The Culture of Abstaining From Alcohol

“Abstinence [from alcohol] was found to be associated with a staggering 45 per cent higher risk of dementia compared to those who consumed between one and 14 unites of alcohol a week.”

 -Sean Morrison, Evening Standard

I know what you’re thinking, who did this science experiment? Well, the French National Institute of Health and Medical Research in Paris along with scientists from the University College London. They followed 9000 men and women with ages ranging between 45-55 over 23 years and found that 45% of those who did not drink developed dementia. Now, the downfalls of this is that their health history was not really controlled for, it is just that they abstained from drinking during the 23 period time period.

But, for the average Joe to google abstaining from alcohol, and retrieve these articles can be detrimental to the culture of abstaining from alcohol. By the way, this is the first image that comes up when you google “abstaining from alcohol.”

So why exactly is there so much pressure in some societies to consume alcohol? Is it really NEEDED to be social? Are we not FUN enough without it? Are you too RELIGIOUS and need to loosen up a little? I have heard it all. No, I am not too religious but my religion has forced me to do my own research. Why is alcohol so specifically forbidden in the Quran? Reading and learning and realizing that I really do not need it to have fun and I have more effective coping mechanisms, I decided abstaining from alcohol was the right choice for me.

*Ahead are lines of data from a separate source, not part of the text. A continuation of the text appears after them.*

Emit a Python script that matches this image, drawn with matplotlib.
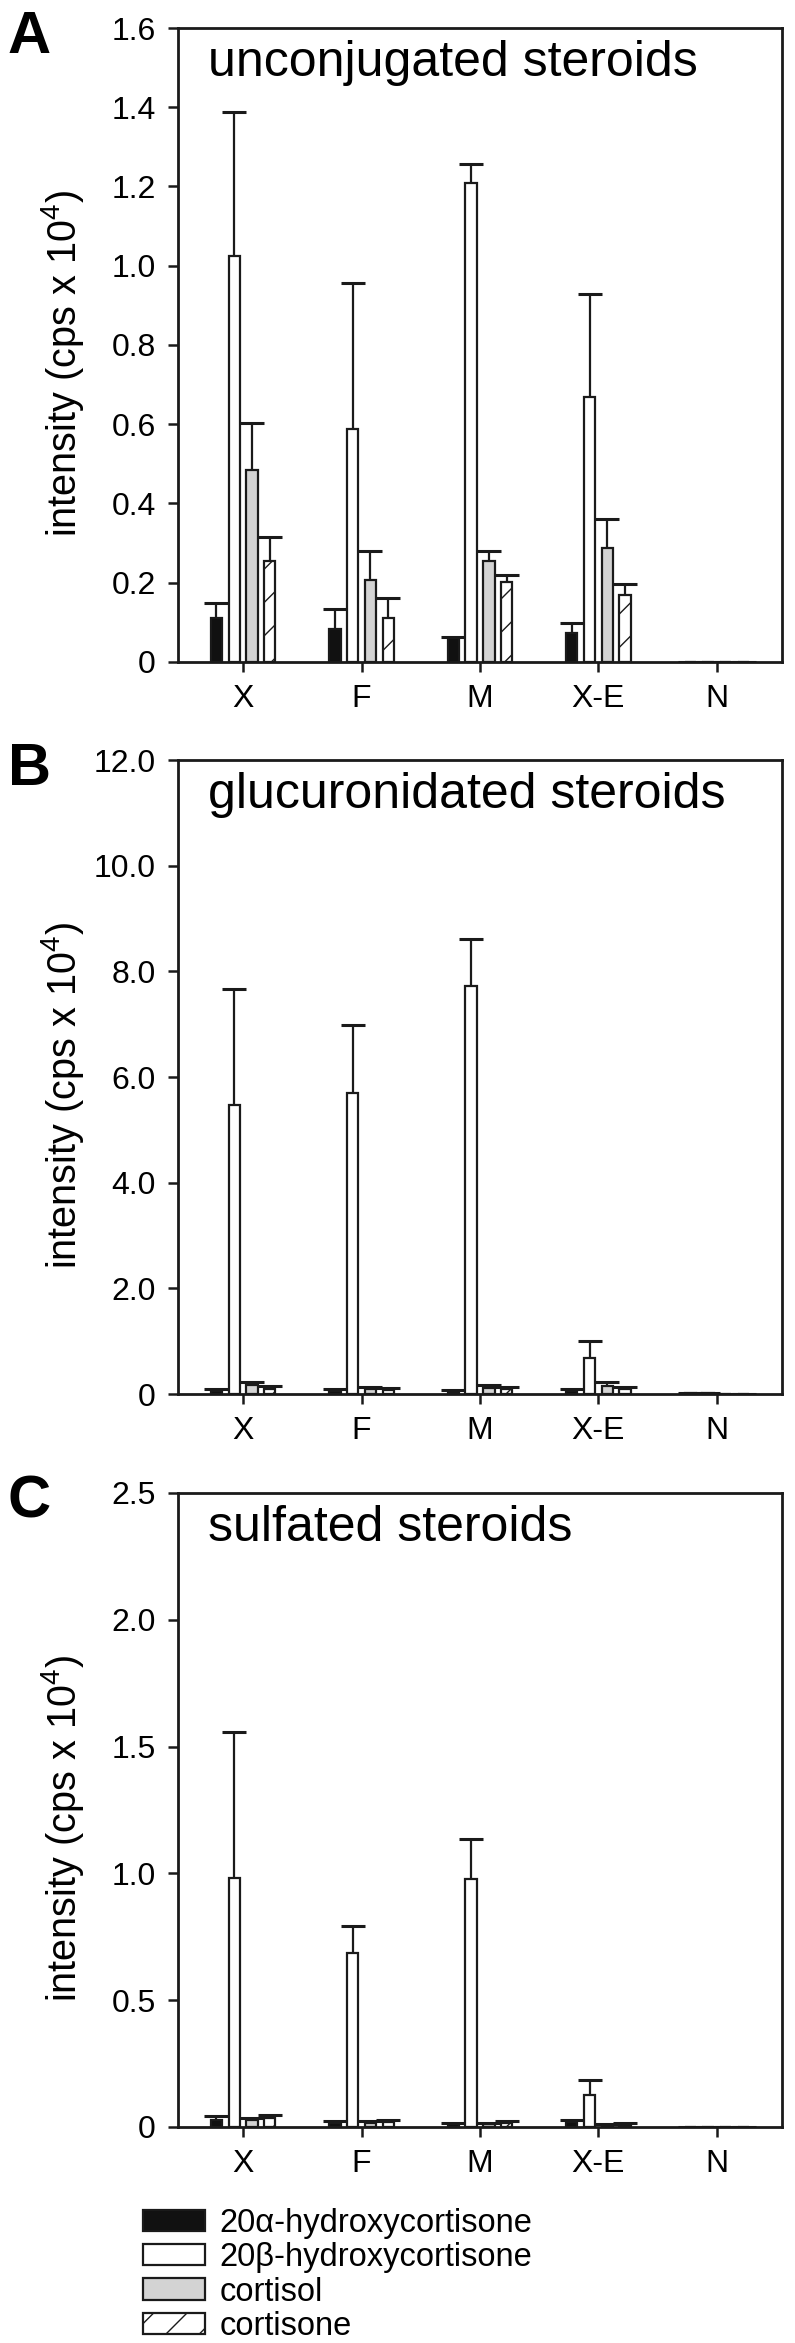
import numpy as np
import matplotlib.pyplot as plt

# ==== Fonts ==== #
plt.rcParams['font.family'] = 'Liberation Sans'
plt.rcParams['mathtext.default'] = 'regular'
plt.rcParams['hatch.linewidth'] = 1.0

# ==== Data (intensity, cps x 10^4; mean and upper SD) ==== #
groups = ["X", "F", "M", "X-E", "N"]
labels = ["20\u03b1-hydroxycortisone", "20\u03b2-hydroxycortisone", "cortisol", "cortisone"]

# A: unconjugated steroids
unconj_20a = [0.110, 0.084, 0.060, 0.074, 0.0]
unconj_20a_sd = [0.040, 0.049, 0.003, 0.025, 0.0]
unconj_20b = [1.024, 0.588, 1.210, 0.669, 0.0]
unconj_20b_sd = [0.365, 0.369, 0.046, 0.260, 0.0]
unconj_cortisol = [0.484, 0.206, 0.256, 0.287, 0.0]
unconj_cortisol_sd = [0.118, 0.073, 0.025, 0.074, 0.0]
unconj_cortisone = [0.256, 0.112, 0.202, 0.169, 0.0]
unconj_cortisone_sd = [0.060, 0.049, 0.018, 0.027, 0.0]

# B: glucuronidated steroids
gluc_20a = [0.05, 0.05, 0.04, 0.05, 0.01]
gluc_20a_sd = [0.04, 0.05, 0.04, 0.05, 0.01]
gluc_20b = [5.47, 5.69, 7.72, 0.69, 0.01]
gluc_20b_sd = [2.20, 1.29, 0.89, 0.31, 0.01]
gluc_cortisol = [0.17, 0.09, 0.12, 0.16, 0.0]
gluc_cortisol_sd = [0.06, 0.05, 0.05, 0.07, 0.0]
gluc_cortisone = [0.10, 0.08, 0.09, 0.09, 0.0]
gluc_cortisone_sd = [0.05, 0.04, 0.035, 0.05, 0.0]

# C: sulfated steroids
sulf_20a = [0.027, 0.015, 0.010, 0.020, 0.0]
sulf_20a_sd = [0.015, 0.009, 0.006, 0.009, 0.0]
sulf_20b = [0.982, 0.687, 0.976, 0.127, 0.0]
sulf_20b_sd = [0.575, 0.105, 0.158, 0.060, 0.0]
sulf_cortisol = [0.027, 0.015, 0.010, 0.008, 0.0]
sulf_cortisol_sd = [0.009, 0.009, 0.006, 0.005, 0.0]
sulf_cortisone = [0.036, 0.018, 0.015, 0.008, 0.0]
sulf_cortisone_sd = [0.013, 0.009, 0.010, 0.006, 0.0]

a_ticks = [0, 0.2, 0.4, 0.6, 0.8, 1.0, 1.2, 1.4, 1.6]
a_ticklabels = ["0", "0.2", "0.4", "0.6", "0.8", "1.0", "1.2", "1.4", "1.6"]
b_ticks = [0, 2, 4, 6, 8, 10, 12]
b_ticklabels = ["0", "2.0", "4.0", "6.0", "8.0", "10.0", "12.0"]
c_ticks = [0, 0.5, 1.0, 1.5, 2.0, 2.5]
c_ticklabels = ["0", "0.5", "1.0", "1.5", "2.0", "2.5"]

# ==== Styles ==== #
fills = ['#111111', 'white', '#d3d3d3', 'white']
hatches = [None, None, None, '/']
offsets = [-0.225, -0.075, 0.075, 0.225]
bar_w = 0.095
edge = '#1a1a1a'

W, H = 795, 2343
fig = plt.figure(figsize=(W / 100, H / 100), dpi=100)

ax_left, ax_right = 178, 782


def make_axes(top, bottom):
    return fig.add_axes([ax_left / W, 1 - bottom / H, (ax_right - ax_left) / W, (bottom - top) / H])


def plot_panel(ax, means, sds, ymax, ticks, ticklabels, title, letter, top):
    x = np.arange(len(groups))
    bars = []
    for i in range(4):
        xi = x + offsets[i]
        m = np.array(means[i])
        tops = m + np.array(sds[i])
        b = ax.bar(xi, m, bar_w, color=fills[i], edgecolor=edge,
                   linewidth=1.6, hatch=hatches[i], zorder=2, label=labels[i])
        # upper error only, cap on top
        ax.vlines(xi, m, tops, color=edge, linewidth=1.6, zorder=3)
        ax.plot(xi, tops, ls='none', marker='_', ms=17, mew=2.2, color=edge, zorder=3)
        bars.append(b)
    ax.set_xlim(-0.55, 4.55)
    ax.set_ylim(0, ymax)
    ax.set_xticks(x)
    ax.set_xticklabels(groups)
    ax.set_yticks(ticks)
    ax.set_yticklabels(ticklabels)
    ax.tick_params(axis='both', direction='out', length=7, width=1.8, labelsize=23, pad=9, color=edge)
    for s in ax.spines.values():
        s.set_linewidth(2.0)
        s.set_color(edge)
    ax.set_ylabel('intensity (cps x 10$^4$)', fontsize=28.5)
    ax.yaxis.set_label_coords(-(ax_left - 86) / (ax_right - ax_left), 0.471)
    ax.text(0.05, 0.924, title, transform=ax.transAxes, fontsize=36, va='baseline', ha='left')
    fig.text(8 / W, 1 - (top + 25) / H, letter, fontsize=43, fontweight='bold', va='baseline', ha='left')
    return bars


axA = make_axes(28, 662)
plot_panel(axA,
           [unconj_20a, unconj_20b, unconj_cortisol, unconj_cortisone],
           [unconj_20a_sd, unconj_20b_sd, unconj_cortisol_sd, unconj_cortisone_sd],
           1.6, a_ticks, a_ticklabels, 'unconjugated steroids', 'A', 28)

axB = make_axes(760, 1394)
plot_panel(axB,
           [gluc_20a, gluc_20b, gluc_cortisol, gluc_cortisone],
           [gluc_20a_sd, gluc_20b_sd, gluc_cortisol_sd, gluc_cortisone_sd],
           12.0, b_ticks, b_ticklabels, 'glucuronidated steroids', 'B', 760)

axC = make_axes(1493, 2127)
bars = plot_panel(axC,
                  [sulf_20a, sulf_20b, sulf_cortisol, sulf_cortisone],
                  [sulf_20a_sd, sulf_20b_sd, sulf_cortisol_sd, sulf_cortisone_sd],
                  2.5, c_ticks, c_ticklabels, 'sulfated steroids', 'C', 1493)

# ==== Legend ==== #
fig.legend(handles=bars, labels=labels, loc='upper left', bbox_to_anchor=(143 / W, 1 - 2208 / H),
           frameon=False, fontsize=23.5, handlelength=1.9, handleheight=0.62,
           labelspacing=0.1, handletextpad=0.45, borderpad=0, borderaxespad=0)

fig.savefig('out.png', dpi=100)
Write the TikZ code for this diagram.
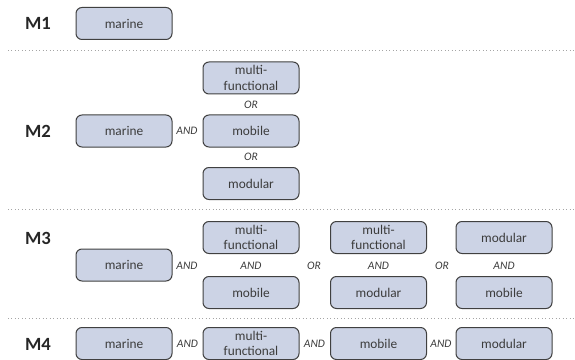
\documentclass[tikz,border=0pt]{standalone}
\usepackage{fontspec}
\setmainfont{Carlito}

\definecolor{boxfill}{RGB}{204,211,229}
\definecolor{boxline}{RGB}{64,64,64}
\definecolor{boxtext}{RGB}{60,60,60}
\definecolor{sepline}{RGB}{165,165,165}

\tikzset{
  feat/.style={draw=boxline,fill=boxfill,line width=0.75pt,rounded corners=4.5pt,
    minimum width=72pt,minimum height=24pt,inner sep=1pt,align=center,
    text=boxtext,font=\fontsize{10}{11.6}\selectfont},
  opword/.style={inner sep=1pt,text=boxtext,font=\fontsize{8.6}{9}\selectfont\itshape},
  level/.style={text=black!85,font=\fontsize{14}{16}\selectfont\bfseries},
}

\begin{document}
\begin{tikzpicture}[x=0.75pt,y=-0.75pt]
\useasboundingbox (0,0) rectangle (575,360);

% Separators
\foreach \y in {50,209,318} {
  \draw[sepline,line width=0.6pt,dotted] (8,\y) -- (575,\y);
}

% Level labels
\node[level] (l1) at (38,23.5) {M1};
\node[level] (l2) at (38,131) {M2};
\node[level] (l3) at (38,238) {M3};
\node[level] (l4) at (38,344) {M4};

% M1
\node[feat] (a-mar) at (124,23.5) {marine};

% M2
\node[feat] (b-mar) at (124,131) {marine};
\node[opword] (b-and) at (187,131) {AND};
\node[feat] (b-mul) at (251,78) {multi-\\functional};
\node[opword] (b-or1) at (251,104.5) {OR};
\node[feat] (b-mob) at (251,131) {mobile};
\node[opword] (b-or2) at (251,157) {OR};
\node[feat] (b-mod) at (251,183.5) {modular};

% M3
\node[feat] (c-mar) at (124,265) {marine};
\node[opword] (c-and) at (187,266) {AND};
\node[feat] (c-mul1) at (251,237.5) {multi-\\functional};
\node[opword] (c-and1) at (251,266) {AND};
\node[feat] (c-mob1) at (251,292.5) {mobile};
\node[opword] (c-or1) at (314,266) {OR};
\node[feat] (c-mul2) at (378.5,237.5) {multi-\\functional};
\node[opword] (c-and2) at (378.5,266) {AND};
\node[feat] (c-mod2) at (378.5,292.5) {modular};
\node[opword] (c-or2) at (442,266) {OR};
\node[feat] (c-mod3) at (504,237.5) {modular};
\node[opword] (c-and3) at (504,266) {AND};
\node[feat] (c-mob3) at (504,292.5) {mobile};

% M4
\node[feat] (d-mar) at (124,343.5) {marine};
\node[opword] (d-and1) at (187.5,343.5) {AND};
\node[feat] (d-mul) at (251,343.5) {multi-\\functional};
\node[opword] (d-and2) at (314.5,343.5) {AND};
\node[feat] (d-mob) at (378.5,343.5) {mobile};
\node[opword] (d-and3) at (441,343.5) {AND};
\node[feat] (d-mod) at (504,343.5) {modular};
\end{tikzpicture}
\end{document}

So how do we get others to not only abstain from consuming alcohol but also make that idea culturally accepted? Well here are two ways to start:

  1. No Beer, No Botox, No Problem

Seems simple, educate the masses on what alcohol does to you. But the twist is, get them with what they care about most in today’s society: vanity. Vogue recently published an article on how giving up alcohol can transform your skin. “I always joke with my patients, ‘If you want to get older, go ahead and drink!’” says nutritionist Jairo Rodriquez, who gave the Vogue advice on how no drinking means looking more radiant and youthful. More women are also diving into the “sober curious” waters for vanity reasons and blogger Kate of The Sober School writes that the fewer calories, less bloating, beauty rest, and motivation to gym are all reasons why no drinking is really the right choice. Which leads us to tip number 2 for creating a more culturally accepting environment for abstainers.


  1. Success Stories Create Success Stories

Kate, a previous heavy drinker, started her blog page, “The Sober School” as a way to motivate herself to continue on that path as well as build a community for like women to join in and feel welcomed, whether you are new to the abstinence life or been sober all your life. Kate writes “I show them [women] how to have fun, relax and be confident without a glass of wine in their hand… and I can help you too” and suggests that there is no need to label yourself as being in recovery. She offers a 6 week course to women in need of help. This welcoming environment creates a culture of acceptance and hopefully a domino effect too. She has a page dedicated to “graduates” of her program and their testimonies, with women both young and old. And Kate’s page isn’t the only blog page out there. Hip Sobriety, UnPickled, Drunky Drunk Girl, and Sober Senorita are just a few of the FEMALE led blog pages. Some are about the process of sobriety and some about the success of sobriety, but all creating awareness in a positive, more inviting way.